As reported by Flagpole and Athens Banner Herald, Athens-Clarke County intends to temporarily ban Bird scooters while ACC works on creating a regulatory framework and pilot program. Surprisingly, the ban goes well beyond e-scooters:

For the immediate preservation of the public peace, health, and safety, the Mayor and Commission has initiated emergency legislation to address the hazards posed by shareable dockless mobility devices placed in and operated on public property until a more permanent solution involving a pilot franchise program may be put in place.

Ignoring the dramatic language for a moment*, the ban’s definition of “shareable dockless mobility devices” specifically includes bicycles. So-called “dockless” bike share would be banned. Docked bike share would be OK. The definitions of docked and dockless are very important.

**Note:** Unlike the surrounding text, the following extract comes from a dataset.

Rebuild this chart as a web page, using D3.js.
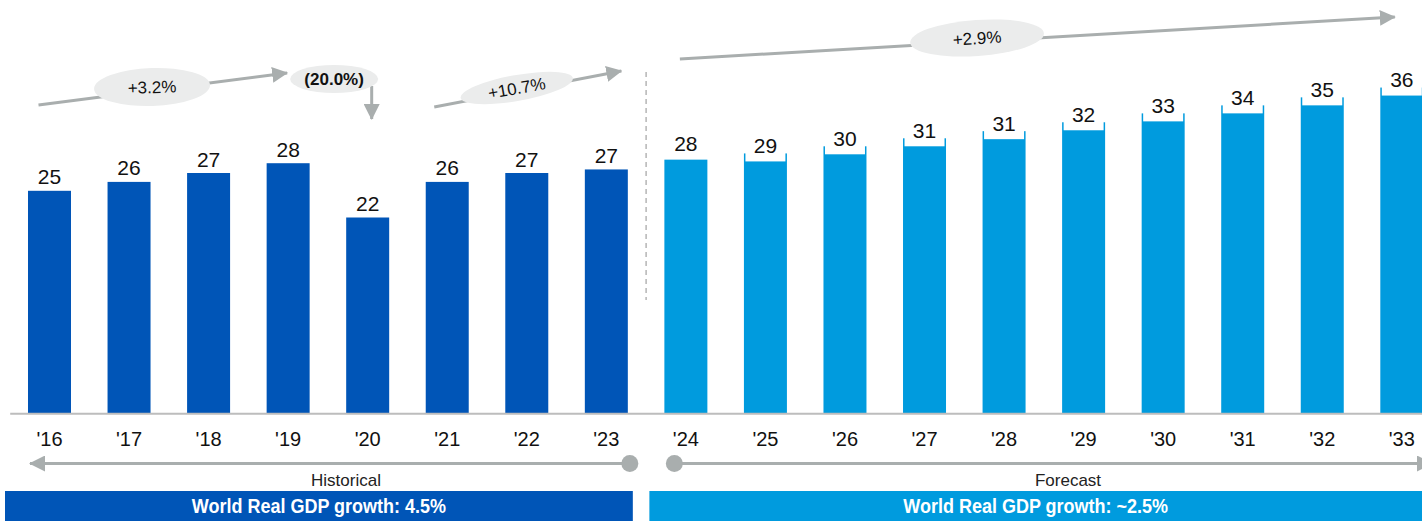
<!DOCTYPE html>
<html>
<head>
<meta charset="utf-8">
<script src="https://cdn.jsdelivr.net/npm/d3@7"></script>
<style>
  body { margin: 0; background: #fff; }
  svg { display: block; font-family: "Liberation Sans", Arial, sans-serif; }
</style>
</head>
<body>
<div id="chart"></div>
<script>
// World GDP bars, historical ('16-'23) vs forecast ('24-'33)

const years = ["'16", "'17", "'18", "'19", "'20", "'21", "'22", "'23", "'24",
               "'25", "'26", "'27", "'28", "'29", "'30", "'31", "'32", "'33"];
const values = [25.0, 26.0, 27.0, 28.1, 22.0, 26.0, 27.0, 27.4, 28.5,
                29.2, 30.0, 30.9, 31.7, 32.7, 33.7, 34.6, 35.5, 36.6];
const labels = [25, 26, 27, 28, 22, 26, 27, 27, 28, 29, 30, 31, 31, 32, 33, 34, 35, 36];
const firstForecast = "'24";
const growthNotes = ["+3.2%", "(20.0%)", "+10.7%", "+2.9%"];
const periodNames = ["Historical", "Forecast"];
const bandTexts = ["World Real GDP growth: 4.5%", "World Real GDP growth: ~2.5%"];

const width = 1422, height = 521;
const darkBlue = "#0055b7", lightBlue = "#009bde", grey = "#a9aeae";

const svg = d3.select("#chart")
    .append("svg")
    .attr("width", width)
    .attr("height", height);

const defs = svg.append("defs");
defs.append("marker")
    .attr("id", "head")
    .attr("viewBox", "0 0 16 16")
    .attr("refX", 15).attr("refY", 8)
    .attr("markerWidth", 16).attr("markerHeight", 16)
    .attr("markerUnits", "userSpaceOnUse")
    .attr("orient", "auto-start-reverse")
    .append("path")
    .attr("d", "M0,0 L16,8 L0,16 Z")
    .attr("fill", grey);

let x = d3.scaleBand()
    .domain(years)
    .range([9.7, 1441.6])
    .paddingInner(0.4595)
    .paddingOuter(0.23);

let y = d3.scaleLinear()
    .domain([0, 40])
    .range([413.3, 57.3]);

const bw = x.bandwidth();
const cx = i => x(years[i]) + bw / 2;
const fIdx = years.indexOf(firstForecast);
const isF = i => i >= fIdx;

const data = years.map((yr, i) => ({ yr, v: values[i], lab: labels[i], f: isF(i) }));

// bars
svg.append("g")
    .selectAll("rect")
    .data(data)
    .join("rect")
    .attr("x", d => x(d.yr))
    .attr("y", d => y(d.v))
    .attr("width", bw)
    .attr("height", d => y(0) - y(d.v))
    .attr("fill", d => d.f ? lightBlue : darkBlue);

// label backgrounds on forecast bars (first one sits clear of its bar)
svg.append("g")
    .selectAll("rect")
    .data(data.filter(d => d.f && d.yr !== firstForecast))
    .join("rect")
    .attr("x", d => x(d.yr) + 1.5)
    .attr("y", d => y(d.v) - 22)
    .attr("width", bw - 3)
    .attr("height", 30)
    .attr("fill", "#fff");

svg.append("g")
    .selectAll("text")
    .data(data)
    .join("text")
    .attr("x", d => x(d.yr) + bw / 2)
    .attr("y", d => y(d.v) - (d.yr === firstForecast ? 16 : d.f ? 8 : 14))
    .attr("dy", "0.36em")
    .attr("text-anchor", "middle")
    .style("font-size", "21px")
    .attr("fill", "#111")
    .text(d => d.lab);

// x axis
const xAxis = svg.append("g")
    .attr("transform", `translate(0,${y(0)})`)
    .call(d3.axisBottom(x).tickSize(0).tickPadding(19));
xAxis.select(".domain").attr("stroke", "#bdbdbd").attr("stroke-width", 2);
xAxis.selectAll("text").style("font-size", "20px").attr("fill", "#111")
    .style("font-family", "'Liberation Sans', Arial, sans-serif");

// divider between history and forecast
const divX = (x(years[fIdx - 1]) + bw + x(years[fIdx])) / 2;
svg.append("line")
    .attr("x1", divX).attr("x2", divX)
    .attr("y1", 72).attr("y2", 300)
    .attr("stroke", "#b5b5b5")
    .attr("stroke-width", 1.5)
    .attr("stroke-dasharray", "5,4");

// growth arrows
const arrows = [
    { x1: cx(0) - 11, y1: 105, x2: cx(3) - 1, y2: 73 },
    { x1: cx(4) + 4, y1: 86, x2: cx(4) + 4, y2: 119 },
    { x1: cx(5) - 13, y1: 107, x2: cx(7) + 15, y2: 71 },
    { x1: cx(8) - 6, y1: 59, x2: cx(17) - 7, y2: 17 }
];
svg.append("g")
    .selectAll("line")
    .data(arrows)
    .join("line")
    .attr("x1", d => d.x1).attr("y1", d => d.y1)
    .attr("x2", d => d.x2).attr("y2", d => d.y2)
    .attr("stroke", grey)
    .attr("stroke-width", 3)
    .attr("marker-end", "url(#head)");

const bubbles = [
    { x: cx(1) + 23, y: 87, rx: 58, ry: 19, rot: -2, size: 17, weight: "normal" },
    { x: cx(3) + 46, y: 79, rx: 44, ry: 14, rot: 0, size: 17, weight: "bold" },
    { x: cx(6) - 10, y: 88, rx: 57, ry: 13, rot: -10, size: 17, weight: "normal" },
    { x: cx(12) - 27, y: 38, rx: 67, ry: 18, rot: -4, size: 17, weight: "normal" }
];
const bub = svg.append("g")
    .selectAll("g")
    .data(bubbles)
    .join("g")
    .attr("transform", d => `translate(${d.x},${d.y}) rotate(${d.rot})`);
bub.append("ellipse")
    .attr("rx", d => d.rx).attr("ry", d => d.ry)
    .attr("fill", "#ebecec");
bub.append("text")
    .attr("text-anchor", "middle")
    .attr("dy", "0.36em")
    .style("font-size", d => d.size + "px")
    .style("font-weight", d => d.weight)
    .attr("fill", "#111")
    .text((d, i) => growthNotes[i]);

// timeline arrows
const tlY = 463.5;
const histEnd = x(years[fIdx - 1]) + bw + 2;
const foreStart = x(years[fIdx]) + 10;
svg.append("line")
    .attr("x1", histEnd).attr("y1", tlY)
    .attr("x2", 30).attr("y2", tlY)
    .attr("stroke", grey).attr("stroke-width", 3)
    .attr("marker-end", "url(#head)");
svg.append("line")
    .attr("x1", foreStart).attr("y1", tlY)
    .attr("x2", width + 10).attr("y2", tlY)
    .attr("stroke", grey).attr("stroke-width", 3)
    .attr("marker-end", "url(#head)");
svg.selectAll("circle.dot")
    .data([histEnd, foreStart])
    .join("circle")
    .attr("class", "dot")
    .attr("cx", d => d).attr("cy", tlY).attr("r", 8.5)
    .attr("fill", grey);

svg.selectAll("text.period")
    .data(periodNames)
    .join("text")
    .attr("class", "period")
    .attr("x", (d, i) => i === 0 ? 346 : 1068)
    .attr("y", 486)
    .attr("text-anchor", "middle")
    .style("font-size", "17px")
    .attr("fill", "#222")
    .text(d => d);

// growth bands
const bands = [
    { x0: 5, x1: histEnd + 3, fill: darkBlue },
    { x0: foreStart - 25, x1: width, fill: lightBlue }
];
svg.selectAll("rect.band")
    .data(bands)
    .join("rect")
    .attr("class", "band")
    .attr("x", d => d.x0).attr("y", 491)
    .attr("width", d => d.x1 - d.x0).attr("height", 30)
    .attr("fill", d => d.fill);
svg.selectAll("text.band")
    .data(bands)
    .join("text")
    .attr("class", "band")
    .attr("transform", d => `translate(${(d.x0 + d.x1) / 2},506) scale(0.9,1)`)
    .attr("dy", "0.36em")
    .attr("text-anchor", "middle")
    .style("font-size", "20px")
    .style("font-weight", "bold")
    .attr("fill", "#fff")
    .text((d, i) => bandTexts[i]);
</script>
</body>
</html>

The moratorium language defines “dockless” in a very confusing, legalistic way:

“Dockless” means that the device does not require or allow the individual user to return the device to a fixed station with locking mechanisms that are designed to charge and / or store the device once the user has completed their use of the device. (emphasis ours)

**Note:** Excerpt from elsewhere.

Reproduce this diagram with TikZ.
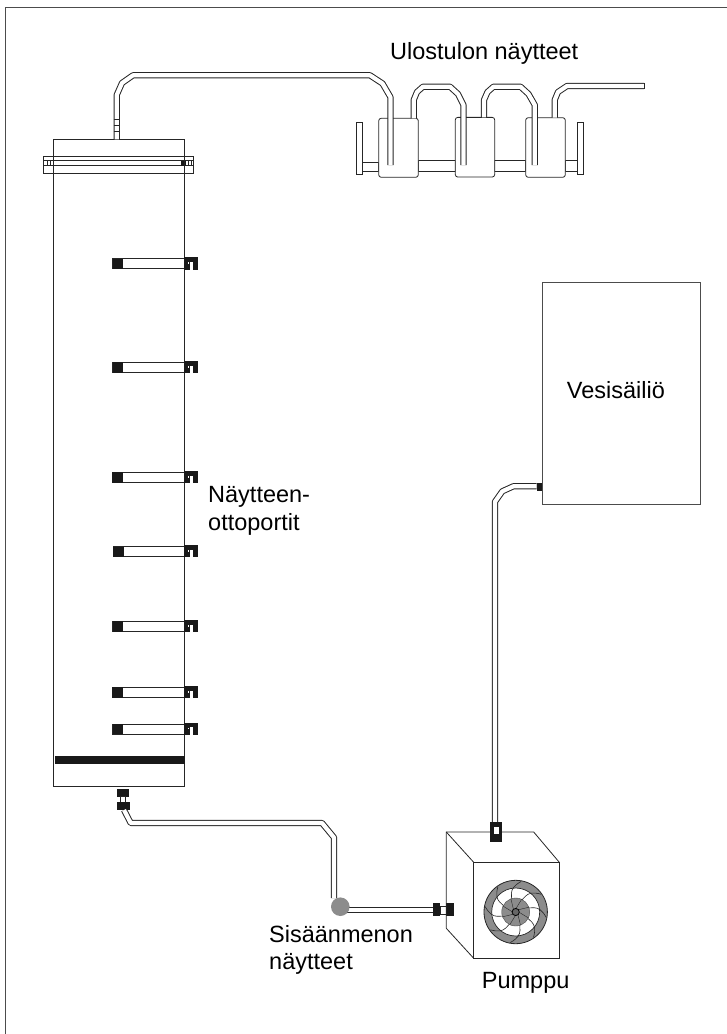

On its face this language only allows the most traditional bike share docks. Traditional bike share docks have proprietary technology that locks bike-share bikes in place while charging the bikes’ electronics and lights. These systems are very expensive to install and maintain. Some “dockless” bikes allow you to leave your bike anywhere. Some “dockless” bike have a built-in U-lock that allows you to lock to a bike rack. It is not easy to draw bright lines between “docked” and “dockless. Today, most bike share systems are a hybrid of docked and dockless.

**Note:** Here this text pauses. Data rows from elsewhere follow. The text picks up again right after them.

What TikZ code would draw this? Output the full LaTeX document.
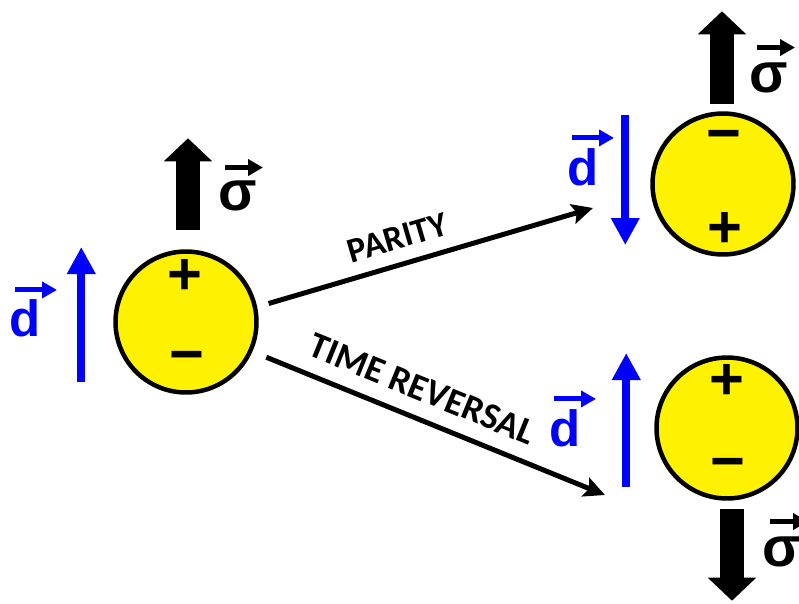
\documentclass[tikz,border=0pt]{standalone}
\usepackage{fontspec}
\setmainfont{Liberation Sans}
\newfontfamily\labelfont{Carlito}
\usetikzlibrary{arrows.meta, positioning}
\tikzset{
  particle/.style={
    circle, draw=black, line width=0.09cm, fill=yellow,
    minimum size=2.82cm, inner sep=0pt
  },
  charge/.style={inner sep=0pt, font=\fontsize{34}{34}\selectfont\bfseries},
  dsym/.style={inner sep=0pt, text=blue, font=\fontsize{29}{29}\selectfont\bfseries},
  ssym/.style={inner sep=0pt, text=black, font=\fontsize{32}{32}\selectfont\bfseries},
  dipole/.style={-{Triangle[length=0.54cm,width=0.54cm]}, line width=0.16cm, draw=blue},
  spin/.style={-{Triangle[length=0.46cm,width=0.94cm]}, line width=0.48cm, draw=black},
  vecarr/.style={-{Triangle[length=0.3cm,width=0.32cm]}, line width=0.1cm, draw=#1},
  vecarr/.default=black,
  transform/.style={-{Stealth[length=0.42cm,width=0.4cm,inset=0.08cm]}, line width=0.1cm, draw=black},
  steplabel/.style={sloped, font=\labelfont\fontsize{20}{20}\selectfont\bfseries}
}

\begin{document}
\begin{tikzpicture}[x=0.02cm, y=-0.02cm]
  \useasboundingbox (0,0) rectangle (799,603);

  % original particle
  \node[particle] (pL) at (186,322) {};
  \node[charge] (pLp) at ([shift={(-1,-45)}]pL.center) {+};
  \node[charge] (pLm) at ([shift={(1,41)}]pL.center) {−};
  \draw[dipole] ([shift={(-32,60)}]pL.west) -- ++(0,-135);
  \draw[spin] ([shift={(2,-19)}]pL.north) -- ++(0,-92);
  \node[dsym] (dL) at (25,318) {d};
  \node[ssym] (sL) at (238,196) {σ};
  \draw[vecarr=blue] ([shift={(-10,-9)}]dL.north) -- ++(42,0);
  \draw[vecarr] ([shift={(-13,-13)}]sL.north) -- ++(38,0);

  % after parity
  \node[particle] (pP) at (723,184) {};
  \node[charge] (pPm) at ([shift={(1,-42)}]pP.center) {−};
  \node[charge] (pPp) at ([shift={(2,46)}]pP.center) {+};
  \draw[dipole] ([shift={(-25,-69)}]pP.west) -- ++(0,130);
  \draw[spin] ([shift={(-1,-7)}]pP.north) -- ++(0,-93);
  \node[dsym] (dP) at (583,167) {d};
  \node[ssym] (sP) at (769,78) {σ};
  \draw[vecarr=blue] ([shift={(-11,-10)}]dP.north) -- ++(42,0);
  \draw[vecarr] ([shift={(-12,-15)}]sP.north) -- ++(38,0);

  % after time reversal
  \node[particle] (pT) at (727,428) {};
  \node[charge] (pTp) at ([shift={(0,-46)}]pT.center) {+};
  \node[charge] (pTm) at ([shift={(1,42)}]pT.center) {−};
  \draw[dipole] ([shift={(-28,59)}]pT.west) -- ++(0,-134);
  \draw[spin] ([shift={(5,8)}]pT.south) -- ++(0,92);
  \node[dsym] (dT) at (565,428) {d};
  \node[ssym] (sT) at (782,552) {σ};
  \draw[vecarr=blue] ([shift={(-11,-10)}]dT.north) -- ++(42,0);
  \draw[vecarr] ([shift={(-12,-15)}]sT.north) -- ++(38,0);

  % transformations
  \coordinate (parEnd) at (593,208);
  \coordinate (trEnd) at (605,495);
  \draw[transform, shorten <=0.24cm] (pL.12) -- node[steplabel, above=4pt, pos=0.44] {PARITY} (parEnd);
  \draw[transform, shorten <=0.3cm] (pL.-24) -- node[steplabel, font=\labelfont\fontsize{21}{21}\selectfont\bfseries, above=5pt, pos=0.45] {TIME REVERSAL} (trEnd);
\end{tikzpicture}
\end{document}
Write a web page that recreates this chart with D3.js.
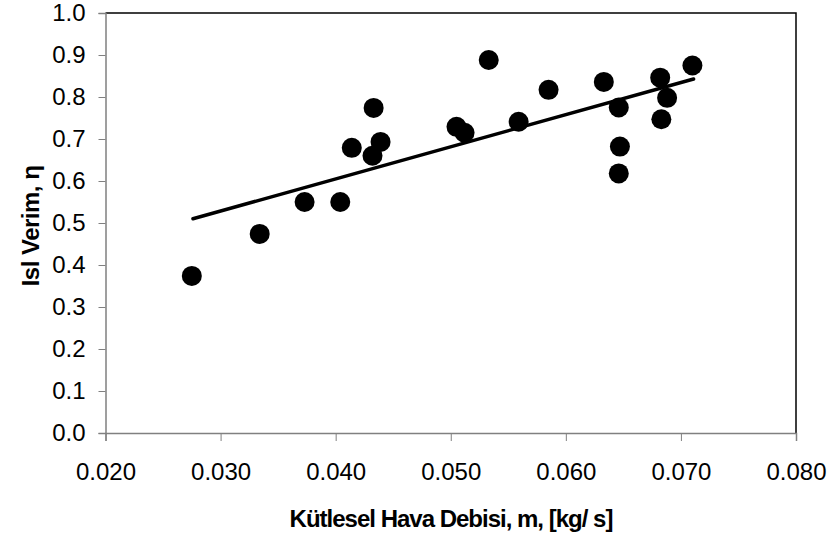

More charitably, perhaps this language means a “docked” bike system must merely allow a fixed drop-off point (fixed station), plus a way to lock the bike (with locking mechanisms). Defined in this looser way, the ban may not apply to many hybrid or dockless  systems. If the ban does not apply to a lot of bike share systems, why include bikes? The technology on the bikes would not change, but altering our interpretation of the definition makes the difference between a banned “dockless” bike and an legal “docked” bike. As we said, confusing.

Even if the ban precisely targeted only truly dockless systems, we still do not agree that a ban is the best solution. Because of economic pressure and the expense of installing a docked bike share system, the bikes are often not equitably distributed. Lower income neighborhoods and neighborhoods with people of color are often excluded. There are indications that dockless and hybrid bike share systems are more popular with people of color. Cities like Chicago, Baltimore, Boulder, Durham, St. Louis, and others allow dockless transportation. They have all gone the extra step of adopting regulations to require equitable placement of shared bikes and scooters.

We understand that this is a temporary ban. We do not understand why Athens-Clarke County is taking such a drastic step. If the ban is so short that it is not worth speaking out against, than perhaps it is too short to be worthwhile. Perhaps it is not worth publicly authorizing emergency legislation that labels shared active transportation as a hazard to the public peace, health, and safety. Perhaps the ban should not be passed. There are numerous examples to regulate dockless bikes and shared active transportation while still encouraging innovation and promoting equity. There are entire frameworks for the regulation of shared active transportation. Rather than metaphorically closing the gates of Athens, why not be proactive, become leaders, and an example for other cities to follow?

*Since September, three people in Athens-Clarke County have been killed while walking: Patricia Barker, Leona Englert, and Lewis Shropshire all died after being hit by people driving cars. Dick Field was critically injured this summer after a car hit him. We do not think e-scooters and dockless bike share are the real hazard to Athens peace, health, and safety.